With the value of hemp seed considered, even if the price of hemp seed has fallen, hemp stalks do not need to be priced very high for a hemp farmer to be relatively economically secure. Even if hemp stalks were priced at as little as $30 per ton, an acre of hemp can produce ten tons of stalks in a single harvest, meaning that a single semi-annual harvest in a 40 acre plot could then render $12,000 worth of hemp stalks, and two harvests in a year could render $24,000 worth of stalks. In addition to the revenue from the sale of seeds, the hemp farmer would be in a very good position compared to a corn farmer, and it would make economic sense for corn farmers (and farmers in general) to use marginal lands on their property to grow.
If we can, through a combination of subsidies and price controls, set the price of hemp stalks at $30 per ton, that would be half the price of poplar chips.

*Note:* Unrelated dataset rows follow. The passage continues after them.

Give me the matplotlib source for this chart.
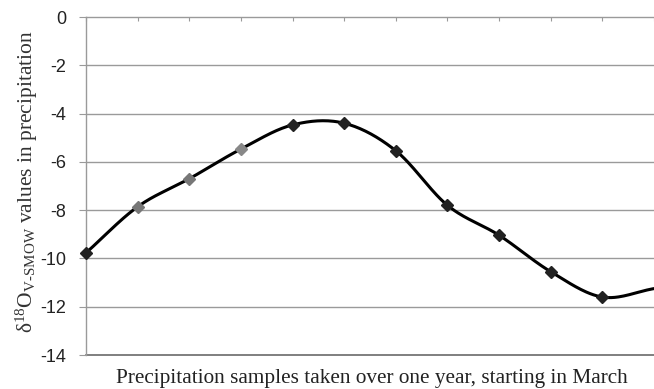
import numpy as np
import matplotlib.pyplot as plt

plt.rcParams['mathtext.fontset'] = 'custom'
plt.rcParams['mathtext.rm'] = 'Liberation Serif'
plt.rcParams['mathtext.it'] = 'Liberation Serif:italic'

# monthly d18O of precipitation, March onwards
months = np.arange(12)
d18o = [-9.77, -7.86, -6.70, -5.47, -4.47, -4.40, -5.54, -7.80, -9.04, -10.55, -11.60, -11.25]
marker_colors = ['#222222', '#777777', '#777777', '#888888', '#222222', '#222222',
                 '#222222', '#222222', '#222222', '#222222', '#222222', '#222222']
yticks = [0, -2, -4, -6, -8, -10, -12, -14]


def smooth(x, y, n=30):
    # Catmull-Rom curve through the points (like a spreadsheet "smoothed line")
    x = np.asarray(x, float)
    y = np.asarray(y, float)
    px = np.concatenate([[2 * x[0] - x[1]], x, [2 * x[-1] - x[-2]]])
    py = np.concatenate([[2 * y[0] - y[1]], y, [2 * y[-1] - y[-2]]])
    xs, ys = [], []
    t = np.linspace(0, 1, n)
    for i in range(1, len(px) - 2):
        for arr, out in ((px, xs), (py, ys)):
            p0, p1, p2, p3 = arr[i - 1], arr[i], arr[i + 1], arr[i + 2]
            seg = 0.5 * ((2 * p1) + (-p0 + p2) * t + (2 * p0 - 5 * p1 + 4 * p2 - p3) * t ** 2
                         + (-p0 + 3 * p1 - 3 * p2 + p3) * t ** 3)
            out.extend(seg)
    return np.array(xs), np.array(ys)


fig = plt.figure(figsize=(6.54, 3.89), dpi=100)
ax = fig.add_axes([86 / 654, 1 - 355 / 389, 1 - 86 / 654, (355 - 17) / 389])

for y in yticks[1:-1]:
    ax.axhline(y, color='#9a9a9a', lw=1.0, zorder=1)
ax.axhline(0, color='#9a9a9a', lw=1.0, zorder=1, clip_on=False)
ax.axhline(-14, color='#6a6a6a', lw=1.2, zorder=1, clip_on=False)

sx, sy = smooth(months, d18o)
ax.plot(sx, sy, color='black', lw=2.2, zorder=3, solid_capstyle='round')
# the last sample sits just past the right edge, only its line shows
for m, v, c in zip(months[:-1], d18o[:-1], marker_colors[:-1]):
    ax.plot(m, v, marker='D', ms=6.5, color=c, mec=c, zorder=4, clip_on=False)

ax.set_xlim(0, 11 * 568 / 572)
ax.set_ylim(-14, 0)
ax.set_yticks(yticks)
ax.set_yticklabels([str(v) for v in yticks], fontsize=13, family='Liberation Sans', color='#222222')
ax.tick_params(axis='y', length=5, width=0.8, color='#9a9a9a', pad=9)

# category ticks hang from the zero line
ax.set_xticks(months)
ax.set_xticklabels([])
ax.xaxis.set_ticks_position('top')
ax.tick_params(axis='x', direction='in', length=3, width=0.8, color='#9a9a9a')

for side in ['top', 'right', 'bottom']:
    ax.spines[side].set_visible(False)
ax.spines['left'].set_color('#9a9a9a')
ax.spines['left'].set_linewidth(1.0)

fig.text(27 / 654, 1 - 182 / 389,
         r'$\mathrm{\delta}^{18}\mathrm{O}_{\mathrm{V\text{-}SMOW}}$ values in precipitation',
         rotation=90, ha='center', va='center', fontsize=15.5, family='Liberation Serif',
         color='#333333')
fig.text(372 / 654, 1 - 378 / 389,
         'Precipitation samples taken over one year, starting in March',
         ha='center', va='center', fontsize=15.3, family='Liberation Serif', color='#222222')

fig.savefig('out.png', dpi=100)
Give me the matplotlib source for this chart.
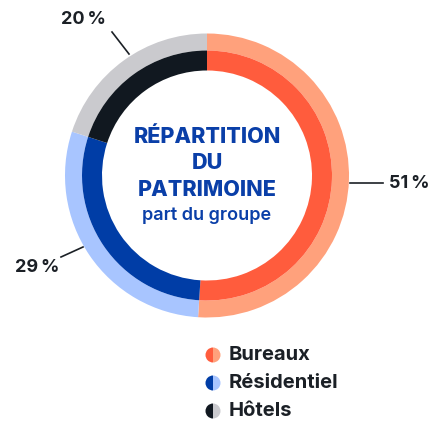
import matplotlib
matplotlib.use('Agg')
import matplotlib.pyplot as plt
from matplotlib.patches import Wedge

plt.rcParams['font.family'] = ['Inter', 'DejaVu Sans']

# data
categories = ['Bureaux', 'Résidentiel', 'Hôtels']
shares = [51, 29, 20]
pct_labels = ['51\u2009%', '29\u2009%', '20\u2009%']
dark_colors = ['#ff5c3d', '#003da6', '#111820']
light_colors = ['#ffa17c', '#a8c5ff', '#cacace']

title_color = '#0a3fa8'
text_color = '#1b2026'

W, H = 430, 426
fig = plt.figure(figsize=(W / 100, H / 100), dpi=100)
ax = fig.add_axes([0, 0, 1, 1])

cx, cy = 207, H - 175.5
r_out, r_mid, r_in = 142, 125, 105

ax.pie(shares, colors=light_colors, startangle=90, counterclock=False,
       radius=r_out, center=(cx, cy), frame=True,
       wedgeprops=dict(width=r_out - r_mid, linewidth=0))
ax.pie(shares, colors=dark_colors, startangle=90, counterclock=False,
       radius=r_mid, center=(cx, cy), frame=True,
       wedgeprops=dict(width=r_mid - r_in, linewidth=0))

ax.set_xlim(0, W)
ax.set_ylim(0, H)
ax.set_aspect('equal')
ax.axis('off')

# leader lines + labels (pixel coords, y from top)
leaders = [((350, 183), (383, 183)), ((61, 257), (83, 247)), ((129, 54), (112, 32))]
label_pos = [(389, 183, 'left'), (59, 268, 'right'), (106, 20, 'right')]
for (p0, p1), (lx, ly, ha), txt in zip(leaders, label_pos, pct_labels):
    ax.plot([p0[0], p1[0]], [H - p0[1], H - p1[1]], color=text_color, lw=1.2)
    ax.text(lx, H - ly, txt, ha=ha, va='center', fontsize=13, fontweight='bold',
            color=text_color)

# centre title
for txt, y in [('RÉPARTITION', 137), ('DU', 163), ('PATRIMOINE', 190)]:
    ax.text(cx, H - y, txt, ha='center', va='center', fontsize=15.5,
            fontweight='heavy', color=title_color)
ax.text(cx, H - 215, 'part du groupe', ha='center', va='center', fontsize=13,
        fontweight='semibold', color=title_color)

# legend with half/half dots
lx, lr = 213, 7.5
for i, name in enumerate(categories):
    y = H - (355 + i * 28)
    ax.add_patch(Wedge((lx, y), lr, 90, 270, color=dark_colors[i], lw=0))
    ax.add_patch(Wedge((lx, y), lr, 270, 90, color=light_colors[i], lw=0))
    ax.text(lx + 16, y, name, ha='left', va='center', fontsize=14.5,
            fontweight='bold', color=text_color)

fig.savefig('out.png', dpi=100)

Meanwhile, hemp’s higher concentration of cellulose would mean that we would need 44 percent less hemp biomass to produce a gallon of gasoline. With all of that considered, even if the tax and ROI are still part of the price, gasoline produced from hemp biomass could be sold for as little as $2.41 per gallon. If the production was public, and tax and ROI were not an issue, the price could then be further reduced to $1.43 per gallon.
There is another important benefit to using the MTG process to produce gasoline: it produces LPG as a byproduct. With propane prices in the neighborhood of $4 per gallon, any added source of propane would be beneficial, as it would relieve pressure from households that are struggling with high heating bills.
ExxonMobil’s sell sheet on the MTG process shows that the vast majority of the methanol hydrocarbons are converted into gasoline, while most of the remaining methanol hydrocarbons are converted into LPG. If this country were to use just the 116 million acres of marginal land that are present in the central regions of the country to grow hemp specifically for use as biomass for production of gasoline, and if there were annually two harvests of hemp, the result would be the annual production of 208.8 billion gallons of gasoline and 23 billion gallons of LPG.
The United States annually consumes 133 billion gallons of gasoline and 13.4 billion gallons of propane. So, not only would it be possible to supplement the supply of gasoline and propane with green products, but it would also be possible to entirely replace all of the expensive and dirty gasoline and propane burned in the United States with cheap and clean gasoline and propane, while establishing absolute independence with regard to these fuels.